Henry Ford’s vision catapulted the Ford Motor Company to the top of the automobile industry in the early 20th century. Because of his vision of a car in every garage, he adapted the moving assembly line process to car manufacturing. This enabled his company to make, market, and sell their crown jewel – the Model T at a significantly lower price than any of their competitors. For a while, Ford was the face of innovation.

But like a boulder catapulted at an impregnable wall, it all came crashing down when the market began to change. What was initially unique to the Ford brand, all of a sudden became commonplace.

That was just the beginning. To keep the Model T at a low cost, Henry Ford stifled innovation. The Ford Motor Company perfected manufacturing, but their flagship product remained largely the same for years.

Furthermore, Ford was deaf to consumer demands, while his biggest competitor GM was relentless in doing consumer research. As a result, GM came up with a much better business model.

In the end, consumers were becoming wealthier and more sophisticated – a fact Henry Ford was blind to. Because of his lack of flexibility, his company lost a huge advantage. At one point, the Ford Motor Company had almost 70% market share. With some innovation and clever marketing on part of the competition, that percentage fell to 15% within a few short years.

While it initially gave him an edge, Henry Ford’s vision blinded him in the end.

Your brand vision should be flexible enough to accommodate market change. While vision is fundamental, it should never be too rigid to evolve.

Confusing vision and mission.

To the uninitiated, vision and mission are harder to tell apart than the Olsen twins in a dimly-lit nightclub. After a few drinks, no one can tell you the difference between mission and vision. Which is a real problem because they’re not the same thing.

While vision deals with the future of where you want to go, mission is more focused on how you’re going to get there and where you are now. 

The mission statement typically provides an overview of what the company does, how they do it, and whom they do it for.

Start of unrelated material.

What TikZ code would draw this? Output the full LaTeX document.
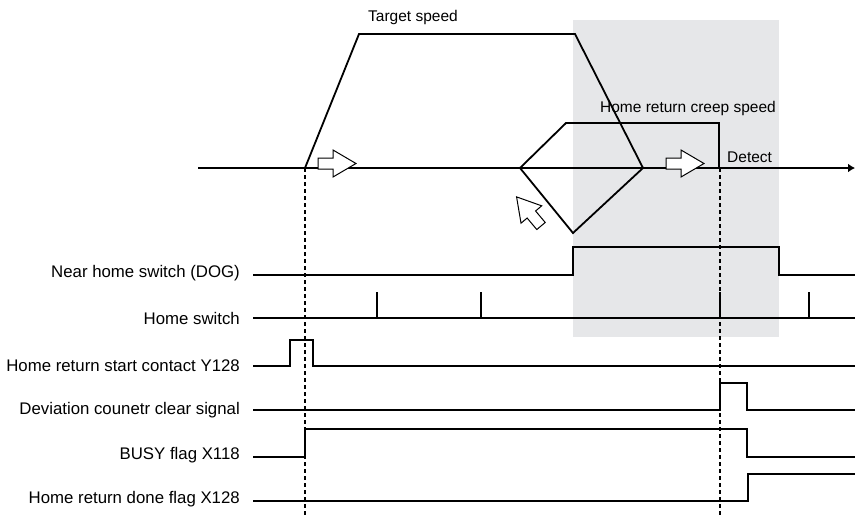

In essence, your mission is the yellow brick road, while your vision is the Emerald City. You cannot forge a powerful brand without clearly distinguishing between the two.

Seeing only dollar signs.

Every commercial enterprise under the sun is in business to make money. But profit should come as a result of providing value. To put moolah at the center of your brand vision only makes you seem like a greedy asshole who lights his cigars with 100-dollar bills.

Gordon Gecko may think greed is good, but that’s not what the math shows. The most successful businesses were created by people with a real vision that changed the world in some way.

Larry Page and Sergey Brin, Mark Zuckerberg, Jeff Bezos, Bill Gates, Steve Jobs – all of them had a hand in shaping the world we live in today (for better or worse), and were handsomely rewarded for it. None of them set out to make billions. Their billions came from their contributions. And their contribution was a result of their vision.


A brand vision isn’t easy to craft (need help?), but it’s the first step toward changing the world. Whether you launch a global brand or improve the lives of a few people locally, your business has the power to change lives when you approach it with the right mindset.

While vision is important, beware the pitfalls. Do not become a slave to your vision and do not stifle innovation because of it. Your vision should be moving you forward. It should be an engine, not an anchor. So what’s your vision?